Jumlah wisatawan mancanegara yang masih relatif rendah dan dengan potensi wisata yang jauh lebih besar dan beragam dibanding negara tetangga seperti Malaysia, Singapura dan Thailand, Indonesia sesungguhnya berpeluang cukup besar untuk menarik jauh lebih banyak lagi wisatawan mancanegara ke negaranya. Apalagi dalam beberapa tahun belakangan ini telah terjadi perubahan consumer behaviour pattern atau pola konsumsi dari para wisatawan ke jenis wisata yang lebih tinggi, yakni menikmati produk atau kreasi budaya (culture) dan peninggalan sejarah (heritage), serta nature atau eko-wisata dari suatu daerah atau negara. 

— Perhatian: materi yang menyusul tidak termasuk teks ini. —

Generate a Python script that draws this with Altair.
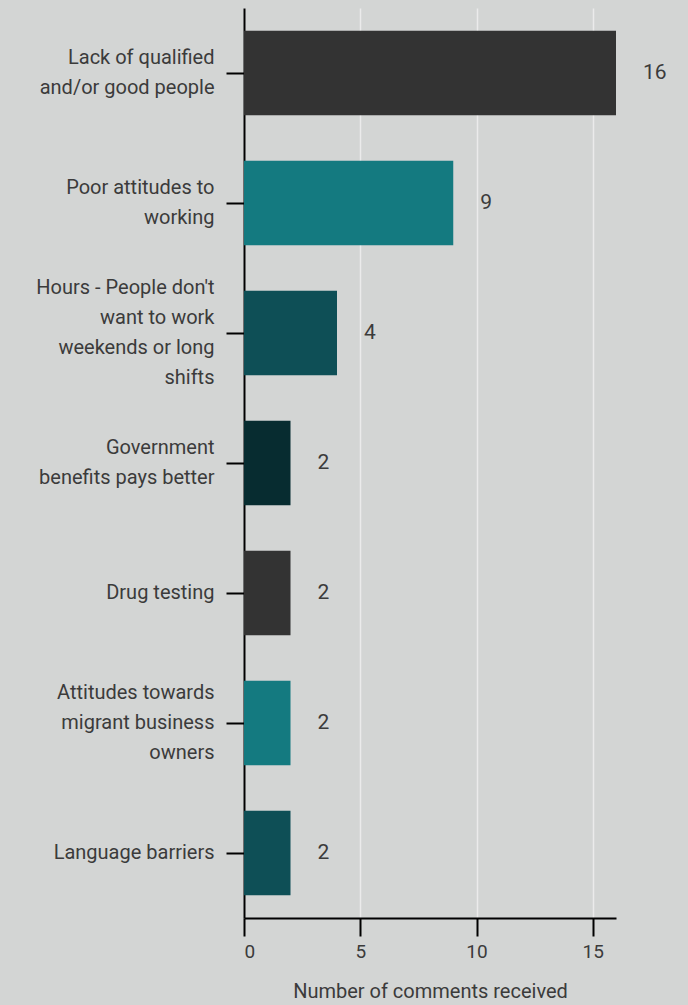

Sebagai negara yang sarat dengan sejumlah besar peninggalan sejarah, kekayaan atraksi budaya yang sangat beragam dan unik, nature maupun eko wisata yang tersebar di hampir seluruh pelosok nusantara, peluang Indonesia untuk menjadi daerah tujuan wisatawan mancanegara menjadi semakin besar. Sementara itu, persaingan yang dihadapi oleh Indonesia ini seharusnya disikapi pula bersama-sama dengan persandingan sehingga mampu menciptakan suasana co-opetition (cooperation and competition) terutama dengan negara tetangga yang lebih siap dan lebih sungguh-sungguh menangkap peluang datangnya wisatawan internasional di daerah mereka masing-masing. Paling tidak Indonesia harus mampu menangkap dan memanfaatkan "tetesan" wisatawan yang berkunjung ke negara tetangga untuk singgah ke Indonesia.